▸ **Written problem**:
Set the lines down again exactly, first line through the line that contains "no figure reported", with no pictures.
***** Raw data
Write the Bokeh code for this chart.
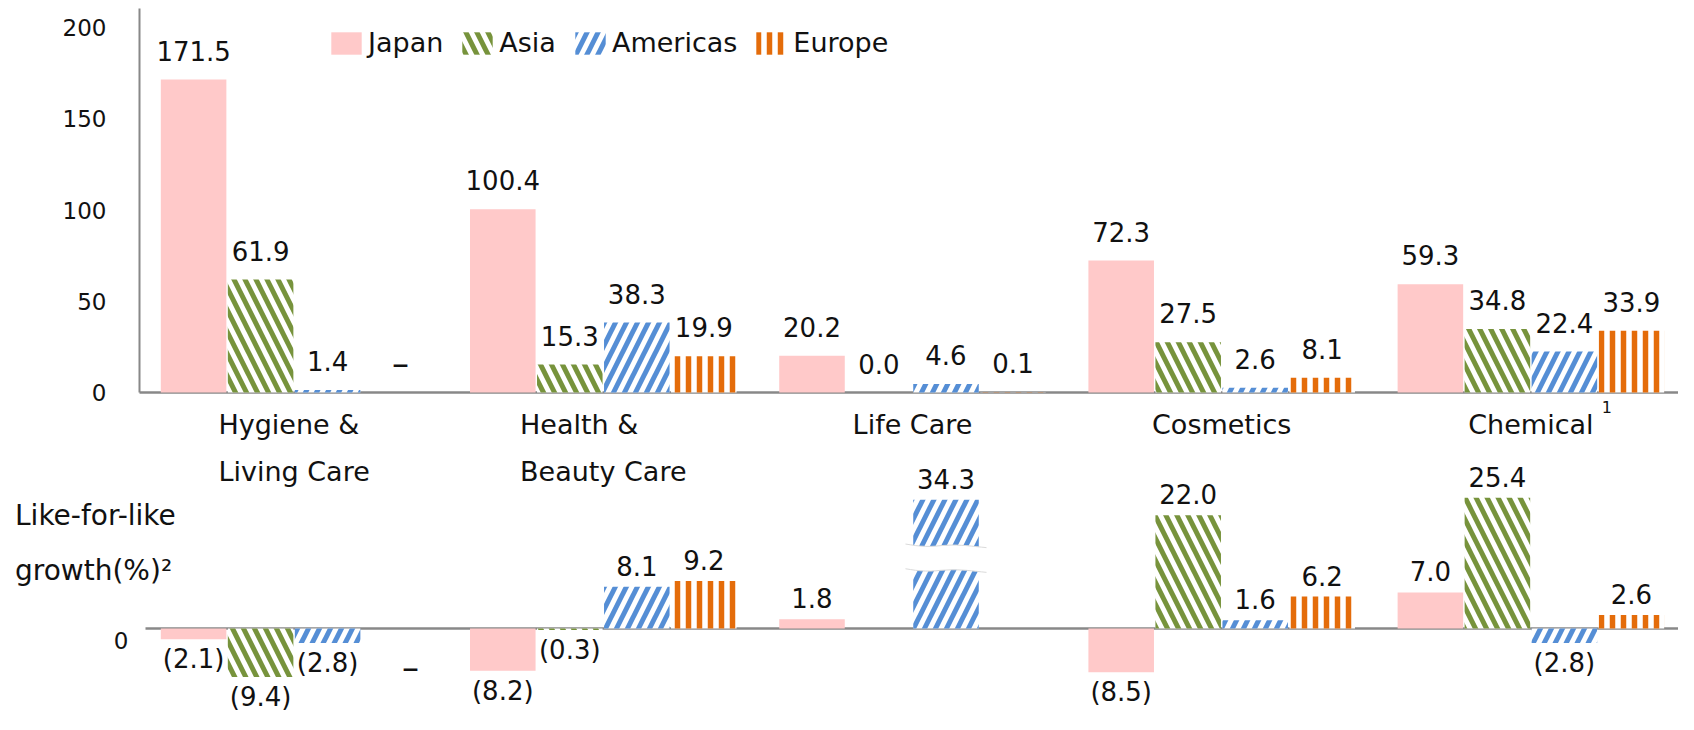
from bokeh.plotting import figure
from bokeh.models import (Range1d, ColumnDataSource, LabelSet, Label, Legend, LegendItem)
from bokeh.core.properties import value
from bokeh.embed import file_html
from bokeh.resources import INLINE

# ---------------- data ----------------
categories = ["Hygiene &\nLiving Care", "Health &\nBeauty Care", "Life Care", "Cosmetics", "Chemical"]
regions = ["Japan", "Asia", "Americas", "Europe"]
DASH = "\u2013"   # no figure reported

sales_japan = [171.5, 100.4, 20.2, 72.3, 59.3]
sales_asia = [61.9, 15.3, 0.0, 27.5, 34.8]
sales_americas = [1.4, 38.3, 4.6, 2.6, 22.4]
sales_europe = [DASH, 19.9, 0.1, 8.1, 33.9]

lfl_japan = [-2.1, -8.2, 1.8, -8.5, 7.0]
lfl_asia = [-9.4, -0.3, None, 22.0, 25.4]
lfl_americas = [-2.8, 8.1, 34.3, 1.6, -2.8]
lfl_europe = [DASH, 9.2, None, 6.2, 2.6]

sales_ticks = [0, 50, 100, 150, 200]
lfl_ticks = [0]
lfl_axis_label = "Like-for-like\ngrowth(%)\u00b2"
chemical_note = "1"

sales = [sales_japan, sales_asia, sales_americas, sales_europe]
lfl = [lfl_japan, lfl_asia, lfl_americas, lfl_europe]

# ---------------- styles ----------------
FONT = "DejaVu Sans"
TXT = "#111111"
AXIS_GREY = "#888888"
styles = [
    dict(fill_color="#FFC9C9", line_color=None),
    dict(fill_color="white", line_color=None, hatch_pattern="\\", hatch_color="#77933C",
         hatch_scale=22, hatch_weight=5),
    dict(fill_color="white", line_color=None, hatch_pattern="/", hatch_color="#558ED5",
         hatch_scale=22, hatch_weight=5),
    dict(fill_color="white", line_color=None, hatch_pattern="|", hatch_color="#E46C0A",
         hatch_scale=11, hatch_weight=5.5),
]
STEP = 0.2167
BAR_W = 0.212
offsets = [(k - 1.5) * STEP for k in range(4)]
LFL_BREAK_ABOVE = 30.0   # bars above this value are drawn broken ...
LFL_CAP = 25.0           # ... and cut to this height
BREAK_LO, BREAK_HI = 11.3, 16.1
SALES_TOP = 210.4

W, H = 1678, 714
PX = 309.2            # pixels per category
LEFT = 139            # pixel of the value axis
TOP_ZERO, TOP_SCALE = 392, 1.825
LFL_ZERO, LFL_SCALE = 628, 5.15
X_END = -0.5 + (W - LEFT) / PX

p = figure(width=W, height=H, output_backend="svg", toolbar_location=None,
           x_range=Range1d(-0.5 - LEFT / PX, X_END),
           y_range=Range1d(-(H - TOP_ZERO) / TOP_SCALE, TOP_ZERO / TOP_SCALE),
           min_border_left=0, min_border_right=0, min_border_top=0, min_border_bottom=0)
p.extra_y_ranges = {"lfl": Range1d(-(H - LFL_ZERO) / LFL_SCALE, LFL_ZERO / LFL_SCALE)}
p.xaxis.visible = False
p.yaxis.visible = False
p.xgrid.visible = False
p.ygrid.visible = False
p.outline_line_color = None

# value axis line, zero lines
p.segment(x0=[-0.5], y0=[0], x1=[-0.5], y1=[SALES_TOP], line_color=AXIS_GREY, line_width=2)
p.segment(x0=[-0.5], y0=[0], x1=[X_END], y1=[0], line_color=AXIS_GREY, line_width=2.5)
p.segment(x0=[-0.5 + 6 / PX], y0=[0], x1=[X_END], y1=[0], line_color=AXIS_GREY,
          line_width=2.5, y_range_name="lfl")

# tick labels
p.add_layout(LabelSet(source=ColumnDataSource(dict(x=[-0.5] * len(sales_ticks), y=sales_ticks,
                                                   t=[str(t) for t in sales_ticks])),
                      x="x", y="y", text="t", x_offset=-33,
                      text_font=value(FONT), text_font_size="23px", text_color=TXT,
                      text_align="right", text_baseline="middle"))
p.add_layout(LabelSet(source=ColumnDataSource(dict(x=[-0.5] * len(lfl_ticks), y=lfl_ticks,
                                                   t=[str(t) for t in lfl_ticks])),
                      x="x", y="y", text="t", x_offset=-11, y_offset=-12, y_range_name="lfl",
                      text_font=value(FONT), text_font_size="23px", text_color=TXT,
                      text_align="right", text_baseline="middle"))

def fmt(v):
    if v is None:
        return ""
    if v == DASH:
        return DASH
    return f"({abs(v):.1f})" if v < 0 else f"{v:.1f}"

legend_items = []
up_top = dict(x=[], y=[], t=[])
dash_top = dict(x=[], y=[], t=[])
up_b = dict(x=[], y=[], t=[])
dn_b = dict(x=[], y=[], t=[])
dash_b = dict(x=[], y=[], t=[])
for k, reg in enumerate(regions):
    xs, tops = [], []
    for i, v in enumerate(sales[k]):
        x = i + offsets[k]
        if v == DASH:
            dash_top["x"].append(x); dash_top["y"].append(0); dash_top["t"].append(DASH)
            continue
        xs.append(x); tops.append(v)
        up_top["x"].append(x); up_top["y"].append(v); up_top["t"].append(fmt(v))
    r = p.vbar(x=xs, top=tops, bottom=0, width=BAR_W, **styles[k])
    legend_items.append(LegendItem(label=reg, renderers=[r]))

    bx, bt = [], []
    for i, v in enumerate(lfl[k]):
        x = i + offsets[k]
        if v is None:
            continue
        if v == DASH:
            dash_b["x"].append(x); dash_b["y"].append(0); dash_b["t"].append(DASH)
            continue
        disp = LFL_CAP if v > LFL_BREAK_ABOVE else v
        bx.append(x); bt.append(disp)
        if v >= 0:
            up_b["x"].append(x); up_b["y"].append(disp); up_b["t"].append(fmt(v))
        else:
            dn_b["x"].append(x); dn_b["y"].append(v); dn_b["t"].append(fmt(v))
        if v > LFL_BREAK_ABOVE:
            # white gap that marks the broken bar
            x0 = x - BAR_W / 2 - 0.025
            x1 = x + BAR_W / 2 + 0.025
            n = 16
            px = [x0 + (x1 - x0) * j / n for j in range(n + 1)]
            wave = [0.3, 0.15, 0.0, -0.1, -0.15, -0.15, -0.1, 0.0, 0.05, 0.1, 0.1, 0.05, 0.0, -0.1, -0.2, -0.3, -0.4]
            lo = [BREAK_LO + w for w in wave]
            hi = [BREAK_HI + w for w in wave]
            p.patch(px + px[::-1], lo + hi[::-1], fill_color="white", line_color=None,
                    y_range_name="lfl", level="overlay")
            p.line(px, lo, line_color="#DADADA", line_width=1, y_range_name="lfl", level="overlay")
            p.line(px, hi, line_color="#DADADA", line_width=1, y_range_name="lfl", level="overlay")
    p.vbar(x=bx, top=bt, bottom=0, width=BAR_W, y_range_name="lfl", **styles[k])

lab = dict(text_font=value(FONT), text_font_size="26px", text_color=TXT,
           text_align="center", text_baseline="middle")
dlab = dict(lab, text_font_size="34px")
p.add_layout(LabelSet(source=ColumnDataSource(up_top), x="x", y="y", text="t",
                      y_offset=29, **lab))
p.add_layout(LabelSet(source=ColumnDataSource(dash_top), x="x", y="y", text="t",
                      y_offset=30, x_offset=6, **dlab))
p.add_layout(LabelSet(source=ColumnDataSource(up_b), x="x", y="y", text="t",
                      y_offset=21, y_range_name="lfl", **lab))
p.add_layout(LabelSet(source=ColumnDataSource(dn_b), x="x", y="y", text="t",
                      y_offset=-20, y_range_name="lfl", **lab))
p.add_layout(LabelSet(source=ColumnDataSource(dash_b), x="x", y="y", text="t",
                      y_offset=-38, x_offset=16, y_range_name="lfl", **dlab))

# category labels
cat_src = ColumnDataSource(dict(x=list(range(len(categories))), y=[0] * len(categories), t=categories))
p.add_layout(LabelSet(source=cat_src, x="x", y="y", text="t", y_offset=-16,
                      text_font=value(FONT), text_font_size="27px", text_color=TXT,
                      text_align="center", text_baseline="top", text_line_height=1.54))
p.add_layout(Label(x=len(categories) - 1, y=0, x_offset=76, y_offset=-14, text=chemical_note,
                   text_font=FONT, text_font_size="16px", text_color=TXT, text_align="center",
                   text_baseline="middle"))

# lower panel title
p.add_layout(Label(x=-0.5, y=0, y_range_name="lfl", x_offset=-124.5, y_offset=LFL_ZERO - 542.5,
                   text=lfl_axis_label, text_font=FONT, text_font_size="28px", text_color=TXT,
                   text_align="left", text_baseline="middle", text_line_height=1.67))

legend = Legend(items=legend_items, orientation="horizontal", location=(327, 656),
                glyph_width=38, glyph_height=28, label_standoff=3, spacing=15,
                padding=0, margin=0, border_line_color=None, background_fill_alpha=0,
                label_text_font=FONT, label_text_font_size="27px", label_text_color=TXT,
                label_height=28)
p.add_layout(legend)

open("out.html", "w").write(file_html(p, INLINE))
**********
▸ **Output for this task**:
Write the Bokeh code for this chart.
from bokeh.plotting import figure
from bokeh.models import (Range1d, ColumnDataSource, LabelSet, Label, Legend, LegendItem)
from bokeh.core.properties import value
from bokeh.embed import file_html
from bokeh.resources import INLINE

# ---------------- data ----------------
categories = ["Hygiene &\nLiving Care", "Health &\nBeauty Care", "Life Care", "Cosmetics", "Chemical"]
regions = ["Japan", "Asia", "Americas", "Europe"]
DASH = "\u2013"   # no figure reported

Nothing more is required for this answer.